Story and Photos by Andrea Dee
For the garden that has everything, and a little space to spare, this spring show stopper is a fun specialty selection. Red horse-chestnut tree is a cross between red buckeye (A. pavia) and horse-chestnut (A. hippocastanum). Flowering with pink to rose red conical clusters and exhibiting coarse, dark green foliage, red horse-chestnut stands out among other shade trees. Medium in size, fitting into average sized residential landscapes and park settings alike.
Red horse-chestnut offers many very unique attributes but comes with some attitude being a higher maintenance specimen. Red horse-chestnut thrives in acidic, consistently moist, fertile soils. Droughty conditions or too much exposure to direct sunlight can lead to leaf scorch. In an appropriate site, red horse-chestnut will grow into a sought after showy medium-sized flowering shade tree.
Quick Facts and Keys to Success
Common Name: Red horse-chestnut
Botanical Name: Aesculus x carnea
Varieties/Cultivars to Look for: ‘Fort McNair’, ‘Briotti’
Color: Dark green foliage; pinkish-red cone shaped flowers in May
Type: Spring-flowering, medium-sized shade tree
Mature Size: 30-40 feet tall and wide
Exposure: Full sun to light shade
When to Plant: Spring or fall
How to Plant: Dig planting hole at least twice as wide as root ball. Plant so that the trunk flare (found where the trunk meets the roots) is visible above mulch level.
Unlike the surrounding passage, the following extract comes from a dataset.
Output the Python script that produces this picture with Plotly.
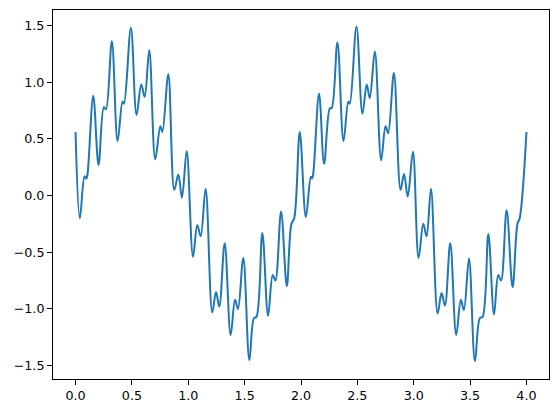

Difficult to move once established due to its taproot.
Soil: Prefers acidic, moist, well-drained soils.
Watering: Intolerant of drought; soil should be kept moist but not overly saturated.
When to Prune: During dormancy
When to Fertilize: Fertilize annually with slow-release fertilizer in the fall.
In Your Landscape: Medium-sized shade tree that flowers abundantly in the spring.